*Given data*
※

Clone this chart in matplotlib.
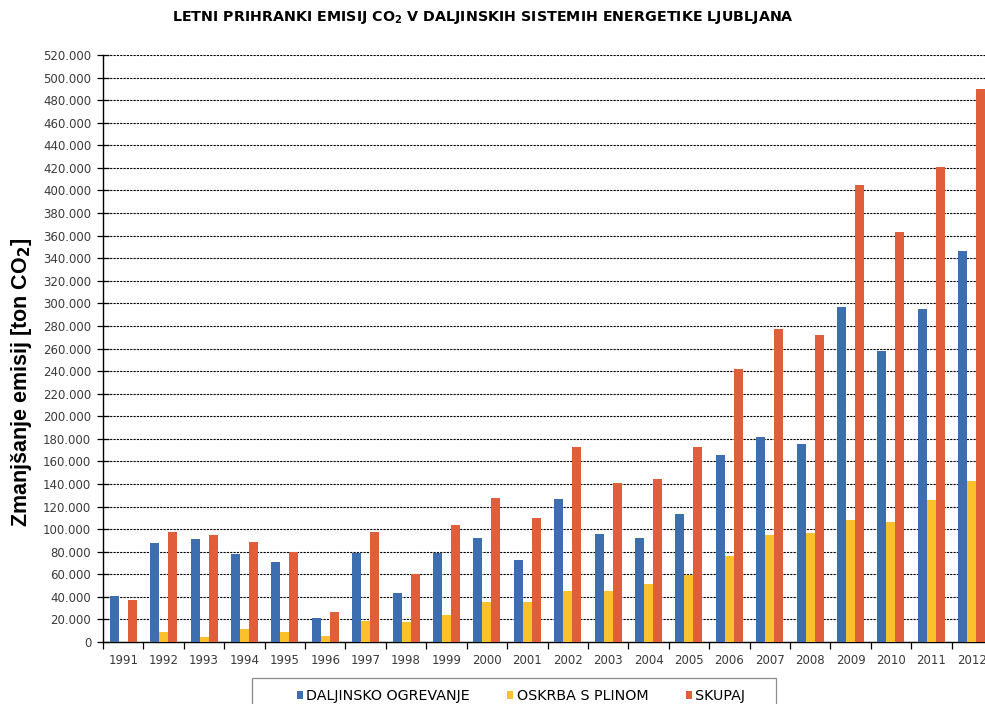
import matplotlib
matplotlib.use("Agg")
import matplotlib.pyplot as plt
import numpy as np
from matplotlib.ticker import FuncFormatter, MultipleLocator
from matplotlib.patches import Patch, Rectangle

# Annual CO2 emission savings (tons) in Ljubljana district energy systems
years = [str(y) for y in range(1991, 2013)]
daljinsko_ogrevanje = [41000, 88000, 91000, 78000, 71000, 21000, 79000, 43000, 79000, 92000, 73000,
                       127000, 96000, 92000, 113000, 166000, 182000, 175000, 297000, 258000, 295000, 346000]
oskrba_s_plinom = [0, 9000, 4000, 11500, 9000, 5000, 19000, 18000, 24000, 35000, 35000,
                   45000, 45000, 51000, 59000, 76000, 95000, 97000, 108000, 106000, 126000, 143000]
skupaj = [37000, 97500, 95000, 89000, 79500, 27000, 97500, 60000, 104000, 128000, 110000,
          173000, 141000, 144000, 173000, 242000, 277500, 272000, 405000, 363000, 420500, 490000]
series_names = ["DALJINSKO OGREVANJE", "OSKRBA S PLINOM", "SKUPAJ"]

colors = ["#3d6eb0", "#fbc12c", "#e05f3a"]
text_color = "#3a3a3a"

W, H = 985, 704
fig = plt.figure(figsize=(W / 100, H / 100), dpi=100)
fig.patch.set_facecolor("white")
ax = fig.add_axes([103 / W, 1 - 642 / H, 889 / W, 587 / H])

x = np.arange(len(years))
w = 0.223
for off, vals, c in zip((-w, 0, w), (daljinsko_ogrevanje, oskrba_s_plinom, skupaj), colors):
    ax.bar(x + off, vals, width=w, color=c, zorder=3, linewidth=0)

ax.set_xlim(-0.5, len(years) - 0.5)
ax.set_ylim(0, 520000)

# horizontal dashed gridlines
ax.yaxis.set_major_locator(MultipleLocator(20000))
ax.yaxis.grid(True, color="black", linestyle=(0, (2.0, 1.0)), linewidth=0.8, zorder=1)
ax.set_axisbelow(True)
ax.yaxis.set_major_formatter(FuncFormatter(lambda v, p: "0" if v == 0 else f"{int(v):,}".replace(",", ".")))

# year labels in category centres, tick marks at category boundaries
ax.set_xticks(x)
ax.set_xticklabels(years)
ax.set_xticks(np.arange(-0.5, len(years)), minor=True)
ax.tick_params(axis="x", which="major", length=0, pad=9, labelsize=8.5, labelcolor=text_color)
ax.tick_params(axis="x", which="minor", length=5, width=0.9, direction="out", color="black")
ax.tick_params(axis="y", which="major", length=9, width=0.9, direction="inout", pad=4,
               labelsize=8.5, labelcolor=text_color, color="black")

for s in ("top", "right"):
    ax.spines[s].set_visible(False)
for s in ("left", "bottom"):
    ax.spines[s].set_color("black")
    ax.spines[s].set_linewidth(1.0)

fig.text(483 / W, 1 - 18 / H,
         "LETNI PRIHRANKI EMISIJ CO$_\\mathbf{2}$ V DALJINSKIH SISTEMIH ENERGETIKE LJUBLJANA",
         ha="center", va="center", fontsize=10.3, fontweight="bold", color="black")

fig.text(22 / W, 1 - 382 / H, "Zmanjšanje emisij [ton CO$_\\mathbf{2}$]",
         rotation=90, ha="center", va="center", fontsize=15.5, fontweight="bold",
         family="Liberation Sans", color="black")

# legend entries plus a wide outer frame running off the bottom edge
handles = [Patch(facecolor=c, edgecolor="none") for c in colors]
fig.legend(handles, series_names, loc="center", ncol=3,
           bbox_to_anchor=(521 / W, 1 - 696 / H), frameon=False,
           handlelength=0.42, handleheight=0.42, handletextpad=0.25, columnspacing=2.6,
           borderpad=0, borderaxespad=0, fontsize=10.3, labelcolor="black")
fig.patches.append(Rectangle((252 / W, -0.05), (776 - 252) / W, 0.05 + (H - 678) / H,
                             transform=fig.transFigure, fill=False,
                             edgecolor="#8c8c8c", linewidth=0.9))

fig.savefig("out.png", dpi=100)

※

*What needs to be done*
Look at the listing and set down only the lines from its start through the line with "from matplotlib.patches import", word for word and without pictures.

*Finished task*
Clone this chart in matplotlib.
import matplotlib
matplotlib.use("Agg")
import matplotlib.pyplot as plt
import numpy as np
from matplotlib.ticker import FuncFormatter, MultipleLocator
from matplotlib.patches import Patch, Rectangle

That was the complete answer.